Cairo University students shout slogans against the government at the university's campus in Giza, on the outskirts of Cairo November 30, 2014.

Cairo University students shout slogans against the government at the university’s campus in Giza, on the outskirts of Cairo November 30, 2014.

One person was killed following clashes between Egyptian police and protesters in Cairo, bringing the total death toll to two since clashes erupted on Saturday, a health ministry spokesman said early Sunday.

The clashes followed a court decision to clear former President Hosni Mubarak over killings during an uprising which ousted him three years ago.

Nine people were injured in the violence, spokesman Hossam Abdel-Ghaffar said, which occurred in Cairo’s Abdel-Moneim Riad square near the iconic Tahrir Square.

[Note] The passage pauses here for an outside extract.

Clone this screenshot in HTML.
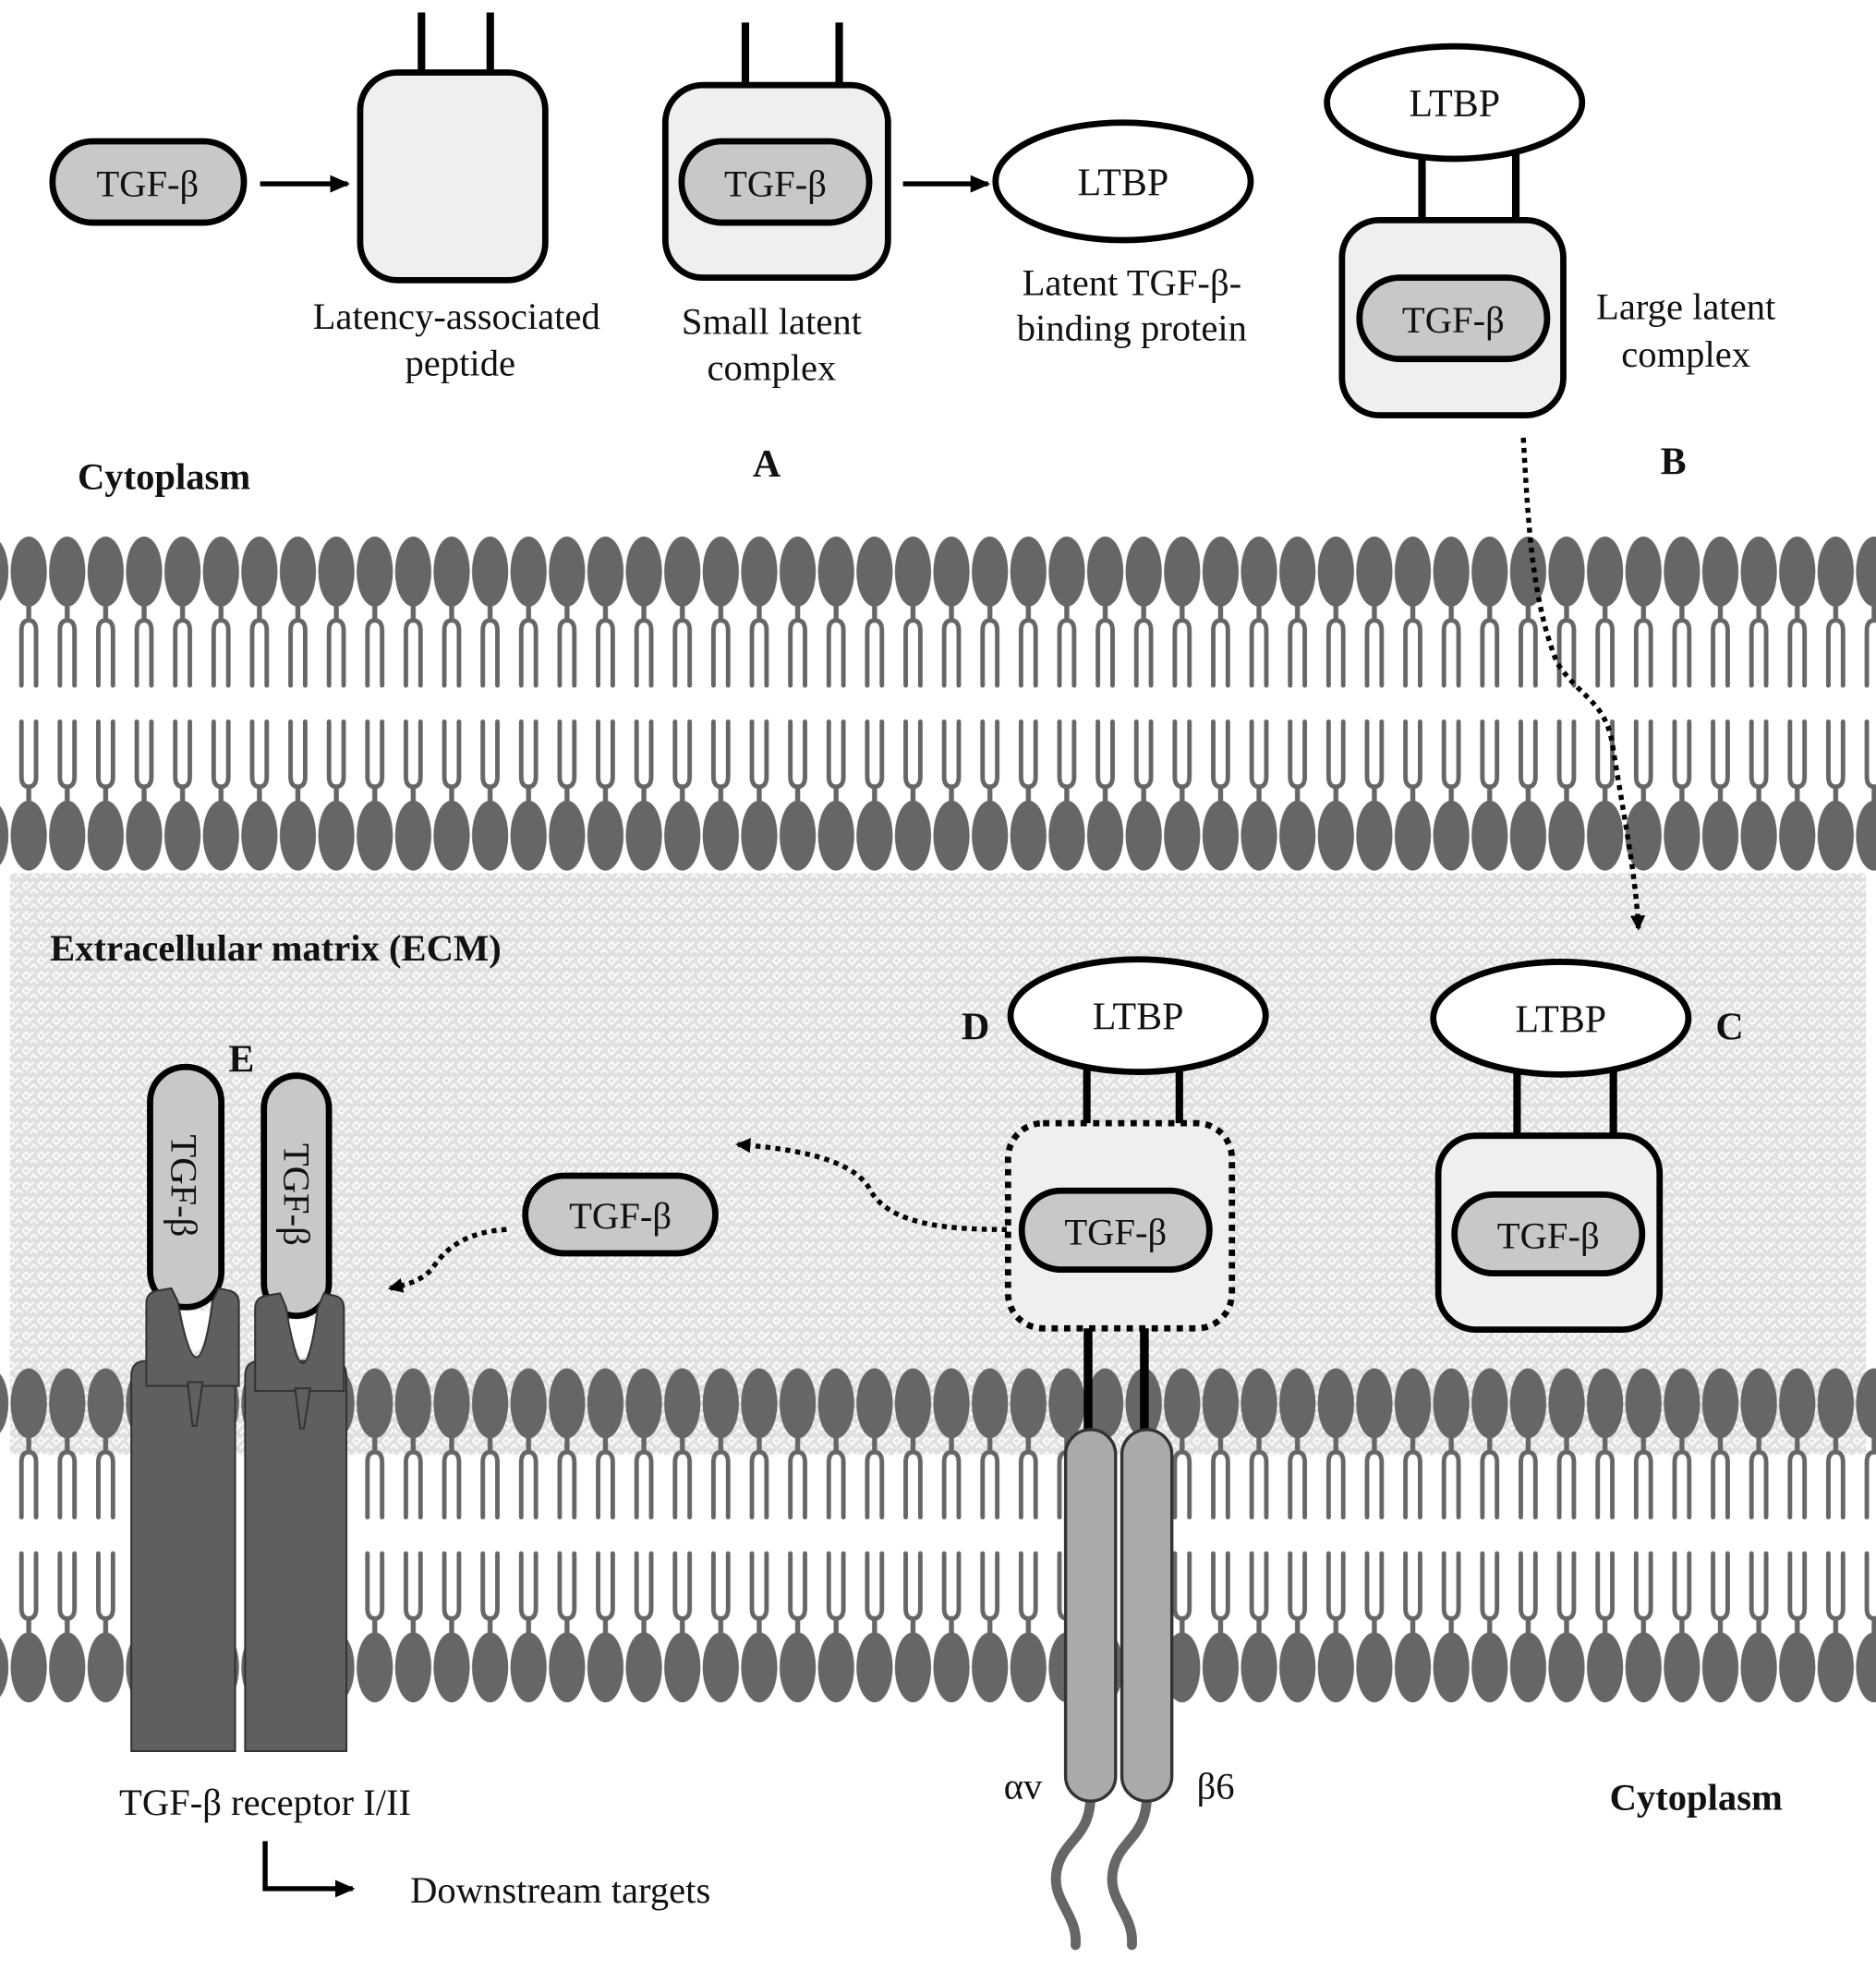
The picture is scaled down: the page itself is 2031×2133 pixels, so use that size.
<!DOCTYPE html>
<html><head><meta charset="utf-8"><style>
html,body{margin:0;padding:0;background:#fff}
svg{display:block}
text{font-family:"Liberation Serif",serif;fill:#111}
.b{font-weight:bold}
</style></head><body>
<svg width="2031" height="2133" viewBox="0 0 1500 1575" preserveAspectRatio="none" xmlns="http://www.w3.org/2000/svg">
<defs>
<pattern id="hatch" x="0" y="0" width="12" height="12" patternUnits="userSpaceOnUse">
<rect width="12" height="12" fill="#e0e0e0"/>
<path d="M0,6 L3,3 L6,6 M6,0 L9,3 L12,0 M6,12 L9,9 L12,12 M0,12 L3,9" stroke="#fbfbfb" stroke-width="1.6" fill="none"/>
</pattern>
<g id="unit">
<ellipse cx="15.35" cy="32" rx="14.5" ry="28" fill="#666"/>
<line x1="15.35" y1="58" x2="15.35" y2="72" stroke="#666" stroke-width="4"/>
<path d="M9.5,123 V79 Q9.5,71 15.35,71 Q21.2,71 21.2,79 V123" stroke="#666" stroke-width="3.6" fill="none" stroke-linecap="round"/>
<path d="M9.5,152 V196 Q9.5,204 15.35,204 Q21.2,204 21.2,196 V152" stroke="#666" stroke-width="3.6" fill="none" stroke-linecap="round"/>
<line x1="15.35" y1="203" x2="15.35" y2="217" stroke="#666" stroke-width="4"/>
<ellipse cx="15.35" cy="243" rx="14.5" ry="28" fill="#666"/>
</g>
<pattern id="memT" x="7.65" y="425" width="30.74" height="275" patternUnits="userSpaceOnUse"><use href="#unit"/></pattern>
<pattern id="memB" x="7.65" y="1090" width="30.74" height="275" patternUnits="userSpaceOnUse"><use href="#unit"/></pattern>
<marker id="ah" markerWidth="12" markerHeight="12" refX="10" refY="6" orient="auto" markerUnits="userSpaceOnUse" viewBox="0 0 12 12"><path d="M0,0 L12,6 L0,12 z" fill="#000"/></marker>
<marker id="ah2" markerWidth="16" markerHeight="14" refX="14" refY="7" orient="auto" markerUnits="userSpaceOnUse"><path d="M0,0 L16,7 L0,14 z" fill="#000"/></marker>
</defs>
<rect width="1500" height="1575" fill="#fff"/>
<rect x="8" y="698" width="1484" height="465" fill="url(#hatch)"/>
<rect x="0" y="425" width="1500" height="275" fill="url(#memT)"/>
<rect x="0" y="1090" width="1500" height="275" fill="url(#memB)"/>

<!-- Top row -->
<rect x="42" y="113" width="153" height="65" rx="32" fill="#c8c8c8" stroke="#000" stroke-width="5"/>
<text x="118" y="157" font-size="30" text-anchor="middle">TGF-β</text>
<line x1="208" y1="147" x2="278" y2="147" stroke="#000" stroke-width="4" marker-end="url(#ah2)"/>
<line x1="337" y1="10" x2="337" y2="60" stroke="#000" stroke-width="6"/>
<line x1="392" y1="10" x2="392" y2="60" stroke="#000" stroke-width="6"/>
<rect x="288" y="58" width="148" height="166" rx="30" fill="#efefef" stroke="#000" stroke-width="5"/>
<text x="365" y="263" font-size="30" text-anchor="middle">Latency-associated</text>
<text x="368" y="300" font-size="30" text-anchor="middle">peptide</text>

<line x1="596" y1="18" x2="596" y2="70" stroke="#000" stroke-width="6"/>
<line x1="671" y1="18" x2="671" y2="70" stroke="#000" stroke-width="6"/>
<rect x="532" y="68" width="178" height="154" rx="30" fill="#efefef" stroke="#000" stroke-width="5"/>
<rect x="545" y="113" width="150" height="65" rx="32" fill="#c8c8c8" stroke="#000" stroke-width="5"/>
<text x="620" y="157" font-size="30" text-anchor="middle">TGF-β</text>
<text x="617" y="267" font-size="30" text-anchor="middle">Small latent</text>
<text x="617" y="304" font-size="30" text-anchor="middle">complex</text>
<line x1="722" y1="147" x2="790" y2="147" stroke="#000" stroke-width="4" marker-end="url(#ah2)"/>
<ellipse cx="898" cy="145" rx="102" ry="47" fill="#fff" stroke="#000" stroke-width="5"/>
<text x="898" y="156" font-size="31" text-anchor="middle">LTBP</text>
<text x="905" y="236" font-size="30" text-anchor="middle">Latent TGF-β-</text>
<text x="905" y="272" font-size="30" text-anchor="middle">binding protein</text>

<line x1="1137" y1="120" x2="1137" y2="180" stroke="#000" stroke-width="6"/>
<line x1="1212" y1="120" x2="1212" y2="180" stroke="#000" stroke-width="6"/>
<ellipse cx="1163" cy="82" rx="102" ry="45" fill="#fff" stroke="#000" stroke-width="5"/>
<text x="1163" y="93" font-size="31" text-anchor="middle">LTBP</text>
<rect x="1073" y="176" width="177" height="156" rx="30" fill="#efefef" stroke="#000" stroke-width="5"/>
<rect x="1087" y="222" width="150" height="65" rx="32" fill="#c8c8c8" stroke="#000" stroke-width="5"/>
<text x="1162" y="266" font-size="30" text-anchor="middle">TGF-β</text>
<text x="1348" y="255" font-size="30" text-anchor="middle">Large latent</text>
<text x="1348" y="293" font-size="30" text-anchor="middle">complex</text>

<text x="62" y="391" font-size="30" class="b">Cytoplasm</text>
<text x="613" y="381" font-size="31" class="b" text-anchor="middle">A</text>
<text x="1338" y="379" font-size="31" class="b" text-anchor="middle">B</text>

<path d="M1218,350 C1222,420 1225,480 1245,530 C1265,560 1285,560 1290,600 C1298,650 1308,700 1310,742" stroke="#000" stroke-width="4" fill="none" stroke-dasharray="4,4" marker-end="url(#ah)"/>

<text x="40" y="768" font-size="30" class="b">Extracellular matrix (ECM)</text>

<!-- C -->
<line x1="1213" y1="850" x2="1213" y2="912" stroke="#000" stroke-width="6"/>
<line x1="1290" y1="850" x2="1290" y2="912" stroke="#000" stroke-width="6"/>
<ellipse cx="1248" cy="814" rx="102" ry="45" fill="#fff" stroke="#000" stroke-width="5"/>
<text x="1248" y="825" font-size="31" text-anchor="middle">LTBP</text>
<rect x="1150" y="908" width="177" height="155" rx="30" fill="#efefef" stroke="#000" stroke-width="5"/>
<rect x="1163" y="955" width="150" height="63" rx="31" fill="#c8c8c8" stroke="#000" stroke-width="5"/>
<text x="1238" y="998" font-size="30" text-anchor="middle">TGF-β</text>
<text x="1383" y="831" font-size="31" class="b" text-anchor="middle">C</text>

<!-- D -->
<line x1="869" y1="850" x2="869" y2="902" stroke="#000" stroke-width="6"/>
<line x1="943" y1="850" x2="943" y2="902" stroke="#000" stroke-width="6"/>
<ellipse cx="910" cy="812" rx="102" ry="45" fill="#fff" stroke="#000" stroke-width="5"/>
<text x="910" y="823" font-size="31" text-anchor="middle">LTBP</text>
<text x="780" y="831" font-size="31" class="b" text-anchor="middle">D</text>
<line x1="870" y1="1060" x2="870" y2="1148" stroke="#000" stroke-width="7"/>
<line x1="915" y1="1060" x2="915" y2="1148" stroke="#000" stroke-width="7"/>
<rect x="806" y="898" width="179" height="164" rx="28" fill="#efefef" stroke="#000" stroke-width="5" stroke-dasharray="5,5"/>
<rect x="817" y="952" width="150" height="63" rx="31" fill="#c8c8c8" stroke="#000" stroke-width="5"/>
<text x="892" y="995" font-size="30" text-anchor="middle">TGF-β</text>

<!-- integrin -->
<path d="M872,1435 C872,1470 850,1470 845,1495 C840,1520 862,1530 860,1555" stroke="#666" stroke-width="8" fill="none" stroke-linecap="round"/>
<path d="M917,1435 C917,1470 895,1470 890,1495 C885,1520 907,1530 905,1555" stroke="#666" stroke-width="8" fill="none" stroke-linecap="round"/>
<rect x="852" y="1143" width="40" height="297" rx="20" fill="#aaa" stroke="#333" stroke-width="2.5"/>
<rect x="897" y="1143" width="40" height="297" rx="20" fill="#aaa" stroke="#333" stroke-width="2.5"/>
<text x="818" y="1438" font-size="30" text-anchor="middle">αv</text>
<text x="972" y="1438" font-size="30" text-anchor="middle">β6</text>

<!-- free TGF -->
<rect x="420" y="940" width="152" height="62" rx="31" fill="#c8c8c8" stroke="#000" stroke-width="5"/>
<text x="496" y="982" font-size="30" text-anchor="middle">TGF-β</text>
<path d="M805,983 C760,983 710,980 695,950 C680,925 630,918 590,915" stroke="#000" stroke-width="4" fill="none" stroke-dasharray="4,4" marker-end="url(#ah)"/>
<path d="M405,983 C370,985 355,1000 345,1015 C335,1025 325,1027 312,1030" stroke="#000" stroke-width="4" fill="none" stroke-dasharray="4,4" marker-end="url(#ah)"/>

<!-- E receptors -->
<g fill="#5f5f5f" stroke="#333" stroke-width="1.5">
<path d="M105,1400 V1100 Q105,1088 117,1088 H176 Q188,1088 188,1100 V1400 Z"/>
<path d="M196,1400 V1100 Q196,1088 208,1088 H265 Q277,1088 277,1100 V1400 Z"/>
</g>
<rect x="120" y="853" width="57" height="192" rx="28" fill="#c8c8c8" stroke="#000" stroke-width="5"/>
<rect x="211" y="860" width="52" height="192" rx="26" fill="#c8c8c8" stroke="#000" stroke-width="5"/>
<g fill="#5f5f5f" stroke="#333" stroke-width="1.5">
<path d="M117,1108 V1042 Q117,1034 125,1032 L137,1030 L142,1040 Q150,1085 157,1085 Q164,1085 170,1040 L175,1030 L184,1032 Q191,1034 191,1042 V1108 Z"/>
<path d="M204,1112 V1046 Q204,1038 212,1036 L224,1034 L229,1046 Q236,1090 242,1090 Q248,1090 254,1046 L259,1034 L268,1036 Q275,1038 275,1046 V1112 Z"/>
<path d="M150,1105 L162,1105 L157,1140 L154,1140 Z"/>
<path d="M236,1110 L248,1110 L243,1142 L240,1142 Z"/>
</g>
<path d="M145,1048 Q151,1082 157,1080 Q163,1082 168,1048 Z" fill="#fff"/>
<path d="M231,1055 Q237,1087 242,1085 Q247,1087 252,1055 Z" fill="#fff"/>
<text transform="translate(137,948) rotate(90)" font-size="30" text-anchor="middle">TGF-β</text>
<text transform="translate(227,955) rotate(90)" font-size="30" text-anchor="middle">TGF-β</text>
<text x="193" y="857" font-size="31" class="b" text-anchor="middle">E</text>

<text x="212" y="1451" font-size="30" text-anchor="middle">TGF-β receptor I/II</text>
<path d="M212,1472 V1510 H282" stroke="#000" stroke-width="4" fill="none" marker-end="url(#ah2)"/>
<text x="328" y="1521" font-size="30">Downstream targets</text>
<text x="1287" y="1447" font-size="30" class="b">Cytoplasm</text>
</svg>
</body></html>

The first man to have been killed had been shot either with live ammunition or birdshot. “He had been wounded in the clashes,” a health ministry official told AFP.

Egyptian police initially fired tear gas at more than 1,000 protesters who gathered to denounce the court’s decision.

An AFP correspondent said police also used water cannons and chased protesters in side streets near Tahrir Square.

Police, some in plain clothes, chased protesters on foot and in armored vehicles, putting at least 20 arrested demonstrators in vans and driving off, the correspondent said.

The protest appears to have started with secular leaning activists but was joined by supporters of the blacklisted Muslim Brotherhood movement.

An Egyptian judge sentenced the leader of the Muslim Brotherhood and 25 others on Sunday to three years in jail for insulting the court, a day after charges were dropped against ousted president Hosni Mubarak over the killing of protesters.

The Brotherhood’s general guide, Mohamed Badie, is among hundreds of the group’s members who have already received death sentences and lengthy jail terms in mass trials criticized by Western governments and human rights groups.

Earlier on Saturday, Cairo Criminal Court had also acquitted the former interior minister and top security chiefs of charges of killing protesters during the 2011 uprising.

His lawyer, Farid al-Deeb told AFP that 86-year-old Mubarak could benefit from early release from the military hospital where he is being held.

Mubarak “has already served two-thirds of his sentence” when time held in preliminary detention since his 2011 arrest is taken into account, Deeb said.

“Under a recent legal amendment, there can be a release once two-thirds of a sentence has been served,” he said.

Mubarak, his two sons Alaa and Gamal, and businessman Hussein Salem were also acquitted of corruption charges related to the export of natural gas to Israel at below-market prices.